Después de la elección del Papa Francisco, se puede deducir
que Ratzinger estaba influyendo en la
curia al denunciar las luchas intestinas ya demasiado evidentes en el Vaticano.
Su influencia revelando los recelos y los distintos intereses pugnando desde centros
de poder confrontados, ha sido decisiva para la elección de un pontífice que
ejercerá un arbitraje necesario en lo que pretenderá ser una profunda remodelación de la Iglesia.
Estando en liza la credibilidad de una Iglesia seriamente
cuestionada por los numerosos escándalos que afloran más allá del designio de
lo espiritual, la elección de Jorge Mario Bergoglio, el único jesuita nombrado
Papa, es una declaración de intenciones que pretende paliar los daños
provocados a la imagen del Vaticano. Es significativo que sea un hombre que no pertenece a esos centros de
poder, figurando por sí mismo con la impronta jesuita reconocible por su celo
crítico y disciplinar tan necesarios hoy en día.
Parece que ha prevalecido un consenso que busca salvaguardar
los preceptos de una religión que representa a mil millones de fieles, que el
abierto pulso agotador que terminó con las resistencias de Benedicto XVI en el
hartazgo de esa visceralidad encubierta, completamente enraizada por ambiciones
económicas y de influencia harto embarazosas con la fe en crisis y los
sacerdotes en entredicho.
Un nombramiento sorpresa que pretende una transición, un
remanso de paz después de los conflictos internos; una imagen de un Santo Padre
acorde a lo que se espera de una devoción católica ante seguidores leales a
quienes el ejemplo espiritual les obliga a restablecer sus creencias en la Iglesia
humana como reflejo de la voluntad divina.
Un jesuita como árbitro de contiendas es un lenitivo para el
perjuicio causado por las ambiciones desatadas en Roma. Una elección que
significa un brazo a torcer por parte de quienes lidiaban intereses, al menos
por conseguir el papado. Quizá Ratzinger previó la encarnizada lucha de poder y dando
la voz de alarma pública mitigó los protagonismos al descubierto que hubieran
sido demasiado reveladores de las rencillas existentes en el Estado de la Ciudad del Vaticano.

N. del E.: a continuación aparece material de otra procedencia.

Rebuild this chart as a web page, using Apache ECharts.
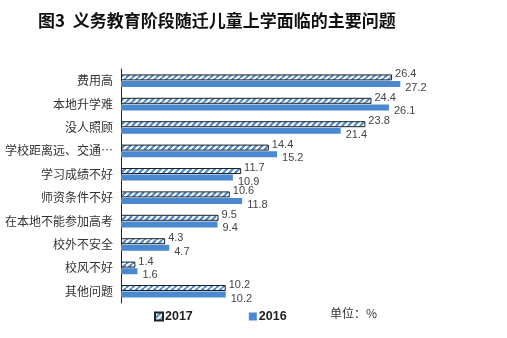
<!DOCTYPE html>
<html><head><meta charset="utf-8">
<script src="https://cdn.jsdelivr.net/npm/echarts@6/dist/echarts.min.js"></script>
<style>html,body{margin:0;padding:0;background:#fff}#c{width:507px;height:338px}</style>
</head><body><div id="c"></div>
<script>
var categories = ['费用高','本地升学难','没人照顾','学校距离远、交通不便','学习成绩不好','师资条件不好','在本地不能参加高考','校外不安全','校风不好','其他问题'];
var values2017 = [26.4,24.4,23.8,14.4,11.7,10.6,9.5,4.3,1.4,10.2];
var values2016 = [27.2,26.1,21.4,15.2,10.9,11.8,9.4,4.7,1.6,10.2];
var seriesNames = ['2017','2016'];

var blue = '#4a89d0';
var cv = document.createElement('canvas');
cv.width = 6; cv.height = 6;
var ctx = cv.getContext('2d');
ctx.fillStyle = '#fff'; ctx.fillRect(0,0,6,6);
ctx.strokeStyle = blue; ctx.lineWidth = 2.2;
for (var k = -6; k <= 12; k += 6) {
  ctx.beginPath(); ctx.moveTo(k, 6); ctx.lineTo(k + 6, 0); ctx.stroke();
}

var chart = echarts.init(document.getElementById('c'));
chart.setOption({
  animation: false,
  title: {
    text: '图3  义务教育阶段随迁儿童上学面临的主要问题',
    left: 33, top: 7,
    textStyle: {fontSize: 17, fontWeight: 'bold', color: '#111', fontFamily: 'Noto Sans CJK SC'}
  },
  grid: {left: 121, top: 69, height: 234, right: 78},
  xAxis: {type: 'value', min: 0, max: 30, show: false},
  yAxis: {
    type: 'category', data: categories, inverse: true,
    axisLine: {show: true, lineStyle: {color: '#222', width: 1}},
    axisTick: {show: false},
    axisLabel: {fontSize: 12, color: '#333', margin: 8, width: 114, overflow: 'truncate', ellipsis: '…', fontFamily: 'Noto Sans CJK SC'}
  },
  legend: {
    left: 149, top: 305, itemWidth: 8, itemHeight: 8, itemGap: 56,
    icon: 'rect',
    data: seriesNames,
    textStyle: {fontSize: 12.5, fontWeight: 'bold', color: '#222', fontFamily: 'Liberation Sans', padding: [0,0,0,-3]}
  },
  graphic: [{
    type: 'text', left: 330, top: 307,
    style: {text: '单位：%', fontSize: 12, fill: '#333', fontFamily: 'Noto Sans CJK SC'}
  }],
  series: [{
    name: seriesNames[0], type: 'bar', data: values2017,
    barWidth: 6, barGap: '10%',
    itemStyle: {color: {image: cv, repeat: 'repeat'}, borderColor: '#222', borderWidth: 1},
    label: {show: true, position: 'right', distance: 3, offset: [0, -3], fontSize: 11, color: '#444', fontFamily: 'Liberation Sans'}
  }, {
    name: seriesNames[1], type: 'bar', data: values2016,
    barWidth: 6, barGap: '10%',
    itemStyle: {color: blue},
    label: {show: true, position: 'right', distance: 5, offset: [0, 4], fontSize: 11, color: '#444', fontFamily: 'Liberation Sans'}
  }]
});
</script></body></html>
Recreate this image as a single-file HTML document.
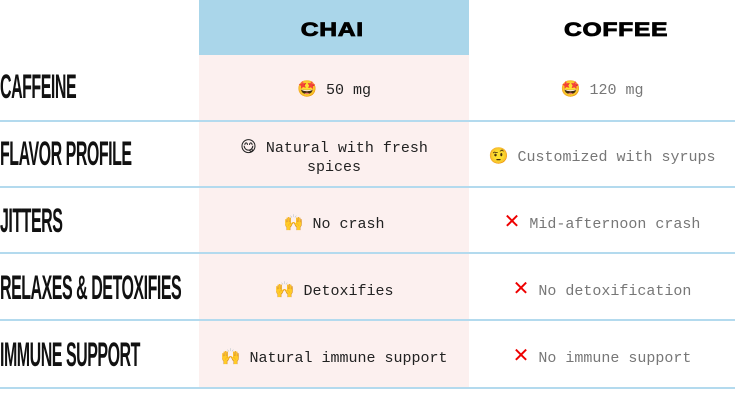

Pese al nuevo nombramiento, es de sospechar que las espadas
siguen en alto. En el cónclave no se vota por simpatías y son consideradas las
estrategias para tomar rumbos marcados por el carácter de un nuevo Papa,
siempre afín en antecedentes a la obra apostólica que después desempeña en el
mundo. A Bergoglio le han elegido los mismos que conspiraban cuando
estaba todavía Benedicto XVI. Cambia el Papa, pero no la situación denunciada
por Ratzinger.
Los Jesuitas estaban en horas bajas siendo una orden con poca
influencia en lo que se había considerado un inevitable declive. Cabría
preguntarse por qué se ha elegido Papa
por primera vez en la Historia a un
jesuita, cuando los grandes centros de poder vaticano están a la gresca más
públicamente que nunca.
El Papa Francisco es la elección de una paz aparente y un
apostolado dirigido al 40% de católicos de la América latina. Mientras el nuevo
pontífice se organiza, seguramente los
conflictos sigan existiendo por no perder terreno con lo ganado. El nuevo Papa
se supone que habrá de poner orden pero es previsible que encuentre más fidelidad
en el mundo que dentro de los muros de la Basílica de San Pedro. El Vaticano,
pese a las apariencias de orden convenido, está desbocado.